* _Problem description_
Return the material word for word. Do not include the pictures.
## BEGIN Supplied data
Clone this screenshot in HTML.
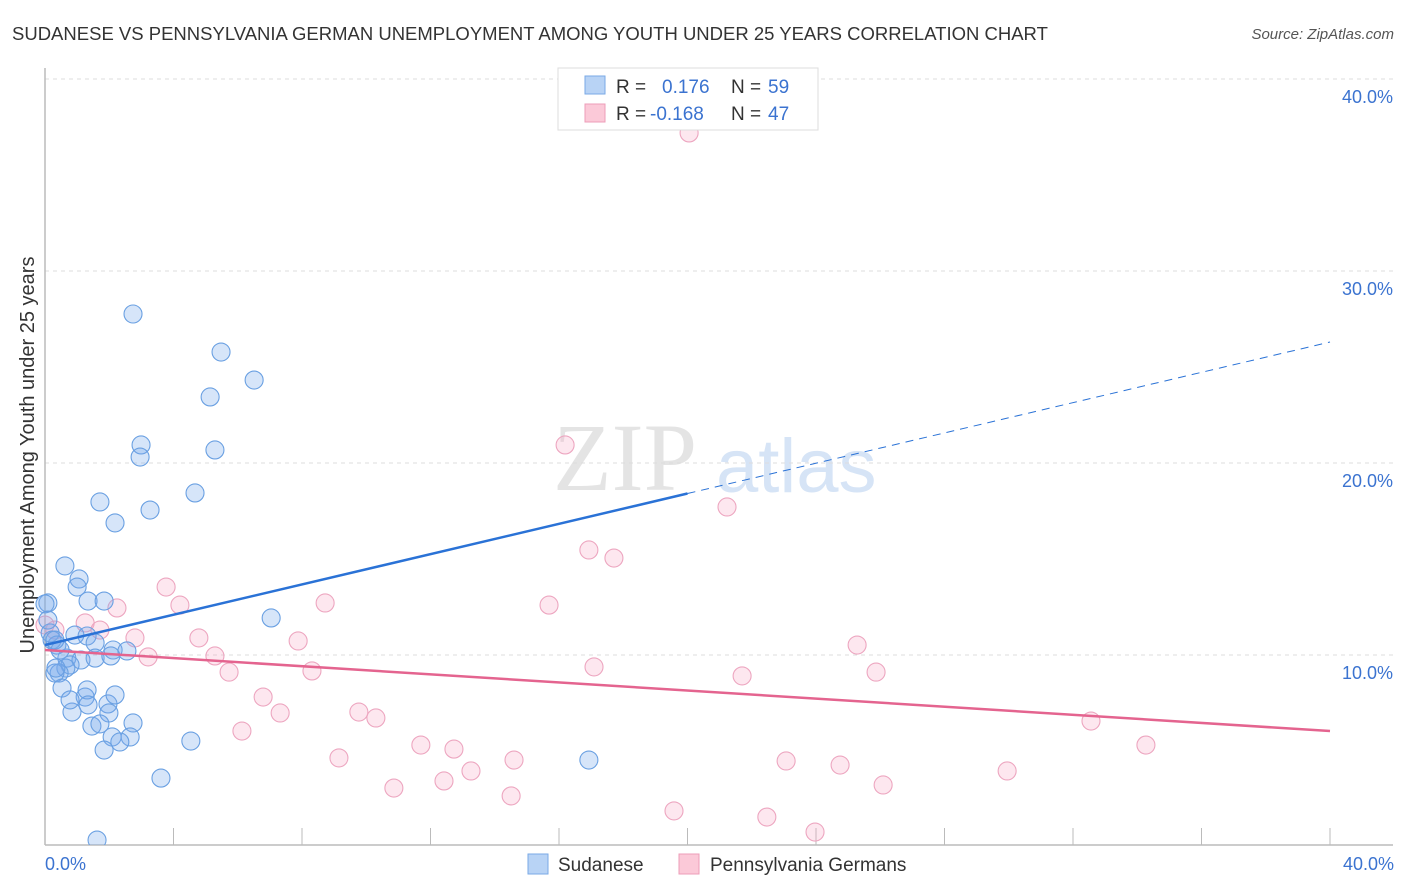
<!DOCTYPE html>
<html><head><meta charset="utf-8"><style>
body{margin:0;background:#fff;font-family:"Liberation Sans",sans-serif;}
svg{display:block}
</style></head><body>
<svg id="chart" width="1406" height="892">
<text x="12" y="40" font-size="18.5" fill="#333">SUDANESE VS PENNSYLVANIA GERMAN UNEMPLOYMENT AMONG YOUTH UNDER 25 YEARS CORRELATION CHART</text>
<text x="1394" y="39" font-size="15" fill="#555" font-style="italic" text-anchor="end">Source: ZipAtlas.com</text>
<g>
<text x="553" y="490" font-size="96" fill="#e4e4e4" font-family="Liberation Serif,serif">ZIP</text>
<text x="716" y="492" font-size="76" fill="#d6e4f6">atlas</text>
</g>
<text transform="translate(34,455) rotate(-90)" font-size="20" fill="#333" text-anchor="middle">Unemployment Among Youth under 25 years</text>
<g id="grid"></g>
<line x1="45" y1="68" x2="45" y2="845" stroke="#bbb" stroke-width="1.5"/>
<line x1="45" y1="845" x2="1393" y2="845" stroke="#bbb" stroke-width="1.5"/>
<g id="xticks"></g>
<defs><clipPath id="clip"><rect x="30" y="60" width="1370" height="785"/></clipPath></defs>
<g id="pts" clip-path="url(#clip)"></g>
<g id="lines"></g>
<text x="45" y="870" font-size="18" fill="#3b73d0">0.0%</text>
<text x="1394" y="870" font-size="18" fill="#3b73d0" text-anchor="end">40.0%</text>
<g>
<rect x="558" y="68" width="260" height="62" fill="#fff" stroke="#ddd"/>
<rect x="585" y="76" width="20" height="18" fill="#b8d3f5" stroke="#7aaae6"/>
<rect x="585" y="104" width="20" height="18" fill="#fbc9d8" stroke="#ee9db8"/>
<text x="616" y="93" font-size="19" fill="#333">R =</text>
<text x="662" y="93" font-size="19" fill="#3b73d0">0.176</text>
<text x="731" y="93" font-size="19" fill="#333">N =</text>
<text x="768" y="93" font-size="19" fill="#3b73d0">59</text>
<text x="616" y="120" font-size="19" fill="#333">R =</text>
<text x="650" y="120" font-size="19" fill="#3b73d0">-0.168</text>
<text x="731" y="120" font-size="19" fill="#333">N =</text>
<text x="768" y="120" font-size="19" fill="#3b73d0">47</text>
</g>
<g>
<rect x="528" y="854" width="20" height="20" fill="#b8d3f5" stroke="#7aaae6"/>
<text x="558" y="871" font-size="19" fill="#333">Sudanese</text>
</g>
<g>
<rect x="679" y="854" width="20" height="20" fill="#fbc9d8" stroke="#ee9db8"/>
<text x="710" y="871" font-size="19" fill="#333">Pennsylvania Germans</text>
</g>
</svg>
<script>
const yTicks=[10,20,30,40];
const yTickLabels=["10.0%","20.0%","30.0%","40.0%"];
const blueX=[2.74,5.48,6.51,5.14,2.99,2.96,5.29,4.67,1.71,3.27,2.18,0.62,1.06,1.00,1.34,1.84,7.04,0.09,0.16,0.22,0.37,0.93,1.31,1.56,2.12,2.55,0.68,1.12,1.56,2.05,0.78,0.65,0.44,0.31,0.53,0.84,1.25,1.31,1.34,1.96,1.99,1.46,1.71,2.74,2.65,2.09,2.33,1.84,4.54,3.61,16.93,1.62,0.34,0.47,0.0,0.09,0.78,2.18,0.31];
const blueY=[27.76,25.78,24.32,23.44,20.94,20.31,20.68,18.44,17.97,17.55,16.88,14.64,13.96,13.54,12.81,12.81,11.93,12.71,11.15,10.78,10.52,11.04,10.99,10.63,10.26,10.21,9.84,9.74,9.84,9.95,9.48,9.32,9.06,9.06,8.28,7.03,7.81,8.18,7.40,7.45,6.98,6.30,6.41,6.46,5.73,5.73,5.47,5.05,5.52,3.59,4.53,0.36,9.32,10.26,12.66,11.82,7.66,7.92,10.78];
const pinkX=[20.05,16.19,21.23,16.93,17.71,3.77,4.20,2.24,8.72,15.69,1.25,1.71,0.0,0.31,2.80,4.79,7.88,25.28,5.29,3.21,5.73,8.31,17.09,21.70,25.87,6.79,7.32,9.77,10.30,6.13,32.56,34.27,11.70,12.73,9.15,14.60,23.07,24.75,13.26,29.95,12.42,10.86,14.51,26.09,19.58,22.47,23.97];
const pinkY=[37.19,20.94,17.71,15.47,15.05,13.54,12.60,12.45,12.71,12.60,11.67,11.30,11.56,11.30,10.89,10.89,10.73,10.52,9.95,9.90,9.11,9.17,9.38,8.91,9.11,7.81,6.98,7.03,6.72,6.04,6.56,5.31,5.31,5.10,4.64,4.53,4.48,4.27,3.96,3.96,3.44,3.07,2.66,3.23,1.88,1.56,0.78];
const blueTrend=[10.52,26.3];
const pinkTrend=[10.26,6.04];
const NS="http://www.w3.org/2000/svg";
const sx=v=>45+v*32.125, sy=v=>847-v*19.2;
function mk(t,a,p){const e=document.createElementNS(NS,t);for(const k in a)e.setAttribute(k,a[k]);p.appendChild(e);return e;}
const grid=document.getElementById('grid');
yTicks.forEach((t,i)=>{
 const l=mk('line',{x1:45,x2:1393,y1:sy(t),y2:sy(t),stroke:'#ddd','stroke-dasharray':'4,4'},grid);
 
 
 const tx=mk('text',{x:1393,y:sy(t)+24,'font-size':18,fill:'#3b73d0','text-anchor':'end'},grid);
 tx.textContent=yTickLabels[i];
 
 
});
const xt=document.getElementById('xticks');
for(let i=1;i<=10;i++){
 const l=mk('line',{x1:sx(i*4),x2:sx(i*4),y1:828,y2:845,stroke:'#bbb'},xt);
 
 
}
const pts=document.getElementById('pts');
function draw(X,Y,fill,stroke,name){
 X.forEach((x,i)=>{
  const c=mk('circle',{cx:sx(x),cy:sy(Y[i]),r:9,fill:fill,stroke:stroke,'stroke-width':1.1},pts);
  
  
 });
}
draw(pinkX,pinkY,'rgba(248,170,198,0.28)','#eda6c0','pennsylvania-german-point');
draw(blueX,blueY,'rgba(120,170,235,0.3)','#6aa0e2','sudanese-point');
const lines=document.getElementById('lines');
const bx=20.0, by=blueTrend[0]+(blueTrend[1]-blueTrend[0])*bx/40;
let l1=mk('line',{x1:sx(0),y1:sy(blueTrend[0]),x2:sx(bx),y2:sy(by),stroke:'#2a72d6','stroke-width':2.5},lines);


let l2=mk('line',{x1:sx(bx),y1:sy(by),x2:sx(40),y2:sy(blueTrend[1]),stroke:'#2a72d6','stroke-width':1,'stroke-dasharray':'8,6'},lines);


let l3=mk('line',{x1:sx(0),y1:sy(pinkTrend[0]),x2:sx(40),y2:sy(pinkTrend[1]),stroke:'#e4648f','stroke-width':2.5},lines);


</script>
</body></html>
## END Supplied data
* _Full response_
Clone this screenshot in HTML.
<!DOCTYPE html>
<html><head><meta charset="utf-8"><style>
body{margin:0;background:#fff;font-family:"Liberation Sans",sans-serif;}
svg{display:block}
</style></head><body>
<svg id="chart" width="1406" height="892">
<text x="12" y="40" font-size="18.5" fill="#333">SUDANESE VS PENNSYLVANIA GERMAN UNEMPLOYMENT AMONG YOUTH UNDER 25 YEARS CORRELATION CHART</text>
<text x="1394" y="39" font-size="15" fill="#555" font-style="italic" text-anchor="end">Source: ZipAtlas.com</text>
<g>
<text x="553" y="490" font-size="96" fill="#e4e4e4" font-family="Liberation Serif,serif">ZIP</text>
<text x="716" y="492" font-size="76" fill="#d6e4f6">atlas</text>
</g>
<text transform="translate(34,455) rotate(-90)" font-size="20" fill="#333" text-anchor="middle">Unemployment Among Youth under 25 years</text>
<g id="grid"></g>
<line x1="45" y1="68" x2="45" y2="845" stroke="#bbb" stroke-width="1.5"/>
<line x1="45" y1="845" x2="1393" y2="845" stroke="#bbb" stroke-width="1.5"/>
<g id="xticks"></g>
<defs><clipPath id="clip"><rect x="30" y="60" width="1370" height="785"/></clipPath></defs>
<g id="pts" clip-path="url(#clip)"></g>
<g id="lines"></g>
<text x="45" y="870" font-size="18" fill="#3b73d0">0.0%</text>
<text x="1394" y="870" font-size="18" fill="#3b73d0" text-anchor="end">40.0%</text>
<g>
<rect x="558" y="68" width="260" height="62" fill="#fff" stroke="#ddd"/>
<rect x="585" y="76" width="20" height="18" fill="#b8d3f5" stroke="#7aaae6"/>
<rect x="585" y="104" width="20" height="18" fill="#fbc9d8" stroke="#ee9db8"/>
<text x="616" y="93" font-size="19" fill="#333">R =</text>
<text x="662" y="93" font-size="19" fill="#3b73d0">0.176</text>
<text x="731" y="93" font-size="19" fill="#333">N =</text>
<text x="768" y="93" font-size="19" fill="#3b73d0">59</text>
<text x="616" y="120" font-size="19" fill="#333">R =</text>
<text x="650" y="120" font-size="19" fill="#3b73d0">-0.168</text>
<text x="731" y="120" font-size="19" fill="#333">N =</text>
<text x="768" y="120" font-size="19" fill="#3b73d0">47</text>
</g>
<g>
<rect x="528" y="854" width="20" height="20" fill="#b8d3f5" stroke="#7aaae6"/>
<text x="558" y="871" font-size="19" fill="#333">Sudanese</text>
</g>
<g>
<rect x="679" y="854" width="20" height="20" fill="#fbc9d8" stroke="#ee9db8"/>
<text x="710" y="871" font-size="19" fill="#333">Pennsylvania Germans</text>
</g>
</svg>
<script>
const yTicks=[10,20,30,40];
const yTickLabels=["10.0%","20.0%","30.0%","40.0%"];
const blueX=[2.74,5.48,6.51,5.14,2.99,2.96,5.29,4.67,1.71,3.27,2.18,0.62,1.06,1.00,1.34,1.84,7.04,0.09,0.16,0.22,0.37,0.93,1.31,1.56,2.12,2.55,0.68,1.12,1.56,2.05,0.78,0.65,0.44,0.31,0.53,0.84,1.25,1.31,1.34,1.96,1.99,1.46,1.71,2.74,2.65,2.09,2.33,1.84,4.54,3.61,16.93,1.62,0.34,0.47,0.0,0.09,0.78,2.18,0.31];
const blueY=[27.76,25.78,24.32,23.44,20.94,20.31,20.68,18.44,17.97,17.55,16.88,14.64,13.96,13.54,12.81,12.81,11.93,12.71,11.15,10.78,10.52,11.04,10.99,10.63,10.26,10.21,9.84,9.74,9.84,9.95,9.48,9.32,9.06,9.06,8.28,7.03,7.81,8.18,7.40,7.45,6.98,6.30,6.41,6.46,5.73,5.73,5.47,5.05,5.52,3.59,4.53,0.36,9.32,10.26,12.66,11.82,7.66,7.92,10.78];
const pinkX=[20.05,16.19,21.23,16.93,17.71,3.77,4.20,2.24,8.72,15.69,1.25,1.71,0.0,0.31,2.80,4.79,7.88,25.28,5.29,3.21,5.73,8.31,17.09,21.70,25.87,6.79,7.32,9.77,10.30,6.13,32.56,34.27,11.70,12.73,9.15,14.60,23.07,24.75,13.26,29.95,12.42,10.86,14.51,26.09,19.58,22.47,23.97];
const pinkY=[37.19,20.94,17.71,15.47,15.05,13.54,12.60,12.45,12.71,12.60,11.67,11.30,11.56,11.30,10.89,10.89,10.73,10.52,9.95,9.90,9.11,9.17,9.38,8.91,9.11,7.81,6.98,7.03,6.72,6.04,6.56,5.31,5.31,5.10,4.64,4.53,4.48,4.27,3.96,3.96,3.44,3.07,2.66,3.23,1.88,1.56,0.78];
const blueTrend=[10.52,26.3];
const pinkTrend=[10.26,6.04];
const NS="http://www.w3.org/2000/svg";
const sx=v=>45+v*32.125, sy=v=>847-v*19.2;
function mk(t,a,p){const e=document.createElementNS(NS,t);for(const k in a)e.setAttribute(k,a[k]);p.appendChild(e);return e;}
const grid=document.getElementById('grid');
yTicks.forEach((t,i)=>{
 const l=mk('line',{x1:45,x2:1393,y1:sy(t),y2:sy(t),stroke:'#ddd','stroke-dasharray':'4,4'},grid);
 
 
 const tx=mk('text',{x:1393,y:sy(t)+24,'font-size':18,fill:'#3b73d0','text-anchor':'end'},grid);
 tx.textContent=yTickLabels[i];
 
 
});
const xt=document.getElementById('xticks');
for(let i=1;i<=10;i++){
 const l=mk('line',{x1:sx(i*4),x2:sx(i*4),y1:828,y2:845,stroke:'#bbb'},xt);
 
 
}
const pts=document.getElementById('pts');
function draw(X,Y,fill,stroke,name){
 X.forEach((x,i)=>{
  const c=mk('circle',{cx:sx(x),cy:sy(Y[i]),r:9,fill:fill,stroke:stroke,'stroke-width':1.1},pts);
  
  
 });
}
draw(pinkX,pinkY,'rgba(248,170,198,0.28)','#eda6c0','pennsylvania-german-point');
draw(blueX,blueY,'rgba(120,170,235,0.3)','#6aa0e2','sudanese-point');
const lines=document.getElementById('lines');
const bx=20.0, by=blueTrend[0]+(blueTrend[1]-blueTrend[0])*bx/40;
let l1=mk('line',{x1:sx(0),y1:sy(blueTrend[0]),x2:sx(bx),y2:sy(by),stroke:'#2a72d6','stroke-width':2.5},lines);


let l2=mk('line',{x1:sx(bx),y1:sy(by),x2:sx(40),y2:sy(blueTrend[1]),stroke:'#2a72d6','stroke-width':1,'stroke-dasharray':'8,6'},lines);


let l3=mk('line',{x1:sx(0),y1:sy(pinkTrend[0]),x2:sx(40),y2:sy(pinkTrend[1]),stroke:'#e4648f','stroke-width':2.5},lines);


</script>
</body></html>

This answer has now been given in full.